Custom publishing has been booming in recent years. So when will the bubble burst? Or will it? According to the Custom Publishing Council (CPC), if consistent research and years of relative statistics are any indication, the industry will continue climbing. To remain at the top of its game, however, custom publishing, like any industry, will have to forge the trends, rather than simply witness their emergence.
The Move Toward “Custom Content”
One reason for steady growth is the fact that the custom publishing industry comprises more than just print media. “Custom publishing has evolved into an umbrella industry encompassing custom content as a whole, across several mediums and channels,” says Lori Rosen, executive director of the CPC.
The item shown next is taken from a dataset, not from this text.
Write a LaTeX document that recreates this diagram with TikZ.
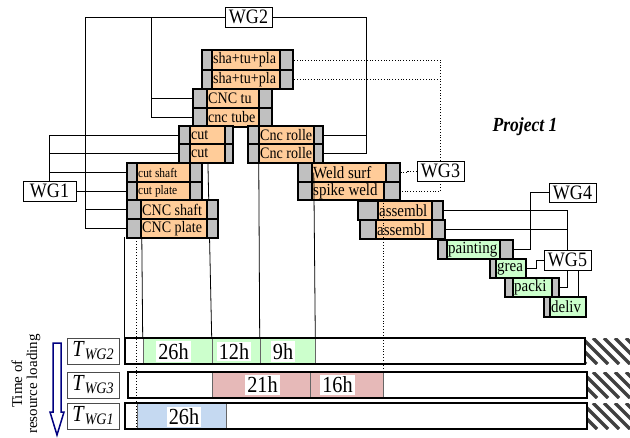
\documentclass[tikz,border=0pt]{standalone}
\usepackage{fontspec}
\setmainfont{Liberation Serif}[FakeStretch=0.88]
\newfontfamily\plainserif{Liberation Serif}
\definecolor{peach}{HTML}{FFCC99}
\definecolor{cellgray}{HTML}{C0C0C0}
\definecolor{lgreen}{HTML}{CCFFCC}
\definecolor{pinkbar}{HTML}{E6B9B8}
\definecolor{lblue}{HTML}{C5D9F1}
\definecolor{navyarrow}{HTML}{000080}
\newcommand{\fs}[1]{\fontsize{#1}{#1}\selectfont}
\newcommand{\tw}[1]{{\fs{23}\textit{T}}\raisebox{-3pt}{\fs{16}\textit{#1}}}
\newcommand{\task}[9]{%
  \filldraw[taskcell] (#2,#6) rectangle (#5,#7);
  \filldraw[taskcore, fill=#8] (#3,#6) rectangle (#4,#7);
  \node[tasktxt] (#1) at (#3,{(#6+#7)/2}) {#9};
  \coordinate (#1-w) at (#2,{(#6+#7)/2});
  \coordinate (#1-e) at (#5,{(#6+#7)/2});
  \coordinate (#1-t) at (#3,#6);
  \coordinate (#1-b) at (#2,#7);
}
\begin{document}
\begin{tikzpicture}[x=1pt, y=-1pt,
  link/.style={line width=0.8pt},
  dotlink/.style={line width=0.8pt, dotted},
  wg/.style={draw, line width=0.8pt, fill=white, minimum width=47pt, minimum height=20pt, inner sep=0pt, font=\fs{20.5}},
  taskcell/.style={fill=cellgray, draw=black, line width=1.4pt},
  taskcore/.style={draw=black, line width=1.2pt},
  tasktxt/.style={anchor=west, inner sep=1pt, font=\fs{16}},
  seg/.style={draw=black!60, line width=0.6pt, minimum height=26pt, inner sep=0pt},
  bar/.style={draw, line width=1.2pt, minimum height=26pt, inner sep=0pt},
  hrs/.style={fill=white, inner xsep=2pt, inner ysep=2pt, font=\fs{23}},
  rowlbl/.style={draw=black!70, line width=0.8pt, minimum width=52pt, minimum height=26pt, inner sep=0pt},
  hatch/.style={line width=3.5pt, black!75}]
\useasboundingbox (0,0) rectangle (630,437);
\node[seg, fill=lgreen, minimum width=69pt] (sA) at (177.5,351) {};
\node[seg, fill=lgreen, minimum width=48pt] (sB) at (236,351) {};
\node[seg, fill=lgreen, minimum width=55pt] (sC) at (287.5,351) {};
\node[seg, fill=pinkbar, minimum width=98pt] (sD) at (261,385) {};
\node[seg, fill=pinkbar, minimum width=73pt] (sE) at (346.5,385) {};
\node[seg, fill=lblue, minimum width=89pt] (sF) at (181.5,416) {};
\node[hrs] (hA) at (173.5,351.5) {26h};
\node[hrs] (hB) at (234,351.5) {12h};
\node[hrs] (hC) at (283,351.5) {9h};
\node[hrs] (hD) at (262.5,385) {21h};
\node[hrs] (hE) at (337.5,385) {16h};
\node[hrs] (hF) at (184,417) {26h};
\foreach \r in {338,372,403} {
  \begin{scope}
    \clip (586,\r) rectangle (632,\r+26);
    \foreach \k in {0,11,...,77} \draw[hatch] (586-26+\k,\r) -- ++(26,26);
  \end{scope}
}
\node[bar, minimum width=460pt] (barA) at (355,351) {};
\node[bar, minimum width=459pt] (barB) at (357.5,385) {};
\node[bar, minimum width=462pt] (barC) at (356,416) {};
\node[rowlbl] (lA) at (93,351) {\tw{WG2}};
\node[rowlbl] (lB) at (93,385) {\tw{WG3}};
\node[rowlbl] (lC) at (93,416) {\tw{WG1}};
\node[rotate=90, align=center, font=\plainserif\fs{15}] (tload) at (26,384) {Time of\\resource loading};
\draw[navyarrow, line width=1.5pt] (53,343) -- (61,343) -- (61,412) -- (64,412) -- (57,435) -- (50,412) -- (53,412) -- cycle;
\draw[link] (barA.north west) -- ++(0,-100);
\draw[link] (sA.north west) -- ++(-1,-110);
\draw[link] (sB.north west) -- ++(-4,-185);
\draw[link] (sC.north west) -- ++(-1,-185);
\draw[dotlink] (sF.south west) -- ++(0,-192);
\task{shaA}{202}{212}{280}{293}{50}{70}{peach}{sha+tu+pla}
\task{shaB}{202}{212}{280}{293}{70}{89}{peach}{sha+tu+pla}
\task{cnctu}{193}{207}{259}{272}{89}{108}{peach}{CNC tu}
\task{cnctube}{193}{207}{259}{272}{108}{127}{peach}{cnc tube}
\task{cutA}{179}{190}{225}{233}{126}{144}{peach}{cut}
\task{cutB}{179}{190}{225}{233}{144}{163}{peach}{cut}
\task{rolleA}{248}{259}{314}{323}{126}{144}{peach}{Cnc rolle}
\task{rolleB}{248}{259}{314}{323}{144}{163}{peach}{Cnc rolle}
\task{cutshaft}{127}{137}{190}{202}{163}{182}{peach}{\fs{13}cut shaft}
\task{cutplate}{127}{137}{190}{202}{182}{200}{peach}{\fs{13}cut plate}
\task{cncshaft}{127}{141}{207}{218}{200}{219}{peach}{CNC shaft}
\task{cncplate}{127}{141}{207}{218}{219}{238}{peach}{CNC plate}
\task{weld}{298}{312}{386}{400}{163}{182}{peach}{\fs{17}Weld surf}
\task{spike}{298}{312}{384}{400}{182}{200}{peach}{\fs{17}spike weld}
\task{asmA}{358}{378}{432}{443}{201}{220}{peach}{\fs{17}assembl}
\task{asmB}{360}{376}{432}{445}{220}{239}{peach}{\fs{17}assembl}
\task{paint}{438}{447}{500}{513}{240}{259}{lgreen}{\fs{17}painting}
\task{grea}{490}{496}{526}{526}{259}{278}{lgreen}{\fs{17}grea}
\task{packi}{505}{513}{552}{559}{278}{297}{lgreen}{\fs{17}packi}
\task{deliv}{544}{550}{586}{586}{297}{317}{lgreen}{\fs{17}deliv}
\draw[link] (sC.north east) -- ([xshift=-1.5pt]sC.north east |- weld-w);
\draw[dotlink] (sE.north east) -- (sE.north east |- weld-b);
\node[wg] (WG2) at (248.5,17) {WG2};
\node[wg, minimum width=53pt] (WG1) at (49.5,191) {WG1};
\node[wg] (WG3) at (440.5,171) {WG3};
\node[wg, minimum height=19pt] (WG4) at (572.5,192.5) {WG4};
\node[wg] (WG5) at (567.5,260) {WG5};
\coordinate (wgtwoL) at (85,17);
\coordinate (wgtwoM) at (151,17);
\coordinate (wgtwoR) at (366,17);
\draw[link] (WG2.west) -- (wgtwoL) |- (cncplate-w);
\draw[link] (wgtwoL |- cncshaft-w) -- (cncshaft-w);
\draw[link] (wgtwoM) |- (cnctube-w);
\draw[link] (wgtwoM |- cnctu-w) -- (cnctu-w);
\draw[link] (WG2.east) -- (wgtwoR) |- (rolleB-e);
\draw[link] (wgtwoR |- rolleA-e) -- (rolleA-e);
\draw[link] (WG1.east) -- (cutplate-w);
\draw[link] (WG1.north) |- (cutA-w);
\draw[link] (WG1.north |- cutB-w) -- (cutB-w);
\draw[link] (WG1.north |- cutshaft-w) -- (cutshaft-w);
\draw[dotlink] (WG3.west) -- ++(-9,0) |- (weld-e);
\draw[dotlink] (WG3.north) |- (shaA-e);
\draw[dotlink] (WG3.north |- shaB-e) -- (shaB-e);
\draw[dotlink] (WG3.south) |- (spike-e);
\draw[link] (WG4.west) -- ++(-18,0) |- (paint-e);
\draw[link] (WG5.north) |- (asmA-e);
\draw[link] (WG5.north |- asmB-e) -- (asmB-e);
\draw[link] (WG5.south) |- (packi-e);
\draw[link] ([xshift=11pt]WG5.south) -- ([xshift=11pt]WG5.south |- deliv-t);
\draw[link] (WG5.west) -- ++(-7,0) |- (grea-e);
\node[font=\fs{20}\bfseries\itshape] (proj) at (525,127) {Project 1};
\end{tikzpicture}
\end{document}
However, this in no way indicates that custom print media is at a standstill. The CPC’s “2006 Characteristics Study” demonstrates consistent increases in key metrics, such as: average page numbers (80.4 percent increase since 1999, when research began); circulation (119.7 percent increase since 1999); and money spent on custom publications (from $22 billion in 2000 to $45.8 billion in 2006).
In fact, some say it is inevitable that custom publishing’s success in print is paving the way toward custom content.
Fred Petrovsky, senior vice president of McMurry—a custom publisher with 120+ corporate customers—says, “In our view, custom publishing is morphing into much more than print on paper. Businesses want e-solutions, video, audio and integrated solutions for their marketing objectives,” says McMurry. “In recognition of this evolution, McMurry has renamed its ‘Custom Publishing’ division ‘Custom Media’ and has spent a great deal of time evolving its marketing communications business and offerings to meet what we see as the inevitable trend of customers (businesses, corporations, etc.) becoming media companies.”
Diana Pohly, president of Boston-based marketing and publishing services company The Pohly Company, credits this evolution to marketers’ need to reach their key audiences in a highly targeted and personal way. “The more we move from a broadcasting culture toward a narrowcasting one … the more we begin creating an engaging dialogue, which ultimately leads to enhanced customer involvement, experience, relationship and stickiness,” says Pohly.